For some reason, choosing a president this time around seems to have everybody in a blur of strong political opinions about something or someone. Political views are more vocally prominent in the U.S. than the nation has seen in a long time, yet so few Americans actually realize the procedure involved in electing an American president. Only the respective party's national convention can officially determine a nominee, but generally, only politicians and politicos attend events like the Republican National Convention, which is scheduled for July 18-21 in Cleveland, Ohio. But can the average American also attend the Republican National Convention live?

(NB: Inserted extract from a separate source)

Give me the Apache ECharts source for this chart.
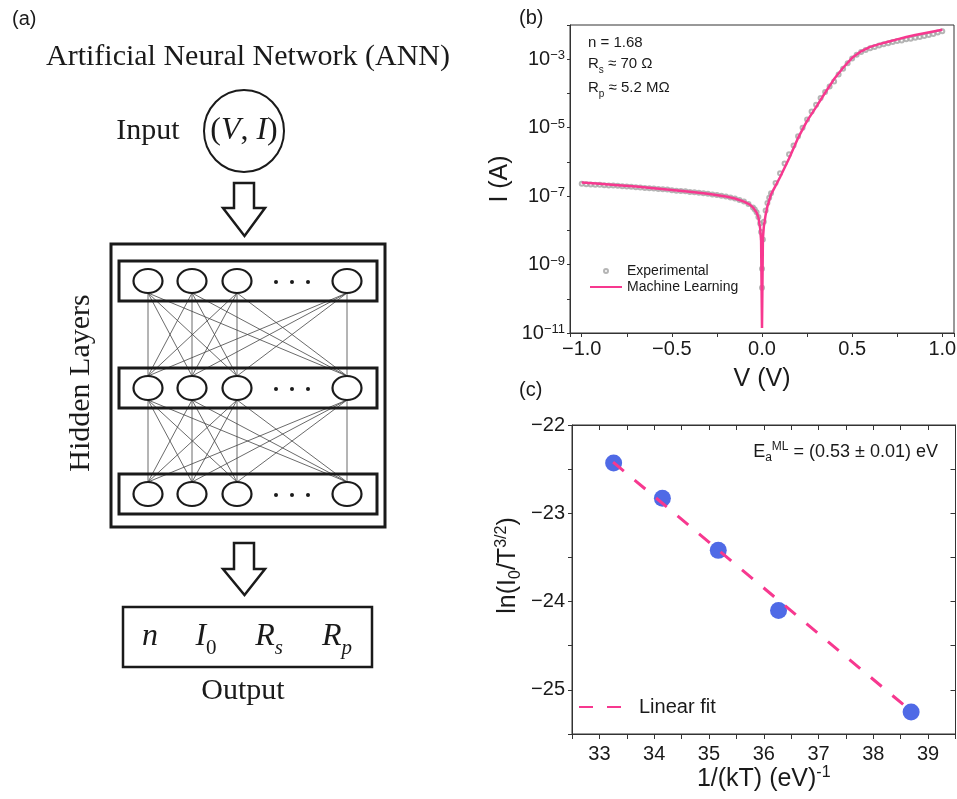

Well, it's possible. A non-politician member of the Republican Party is able to attend the national convention in an official capacity by taking the steps to become a delegate or alternate delegate from that person's state of residence. Becoming an official in the state party, getting chosen by a campaign to represent their candidate in a particular state, getting directly elected into the primary (depending on the state), getting elected or appointed by a state party committee (depending on the state), and getting elected based on the results of a district vote or at a state convention or gathering are the conventional methods of getting into the, well, convention. Becoming an alternate delegate is also an option, just in case an official delegate can't make the vote due to illness, travel issues, or something human like oversleeping.
Becoming a volunteer at the big event is also a viable option. Otherwise, it's a matter of bureaucracy and that old rule of who you know — but even that isn't a guarantee to a ticket inside.
For the record, Donald Trump is currently called the presumptive Republican presidential nominee because he has not formally received the nomination from his party. With the weight of what could feel like the world resting on their decision, the Republican Party must act quickly to either nominate Trump or find an alternative using the legal means available to them.
This makes the Republican National Convention an exciting event, particularly since the GOP has had a good deal of in-fighting and heavy criticism of the presumptive nominee. For example, former presidential candidate Gov. Scott Walker and Sen. Ted Cruz have agreed to speak at the event after some personal debate, while Sen. Marco Rubio has opted out of attending the event whatsoever.
In the worst case scenario, if a person is really dying to attend the RNC, believe it or not, there's an app for that. The GOP Convention is supplying an application with options to live stream and view a 360-degree video of the occasion — so interested Americans may not need to leave their present locations to see what's happening in Cleveland.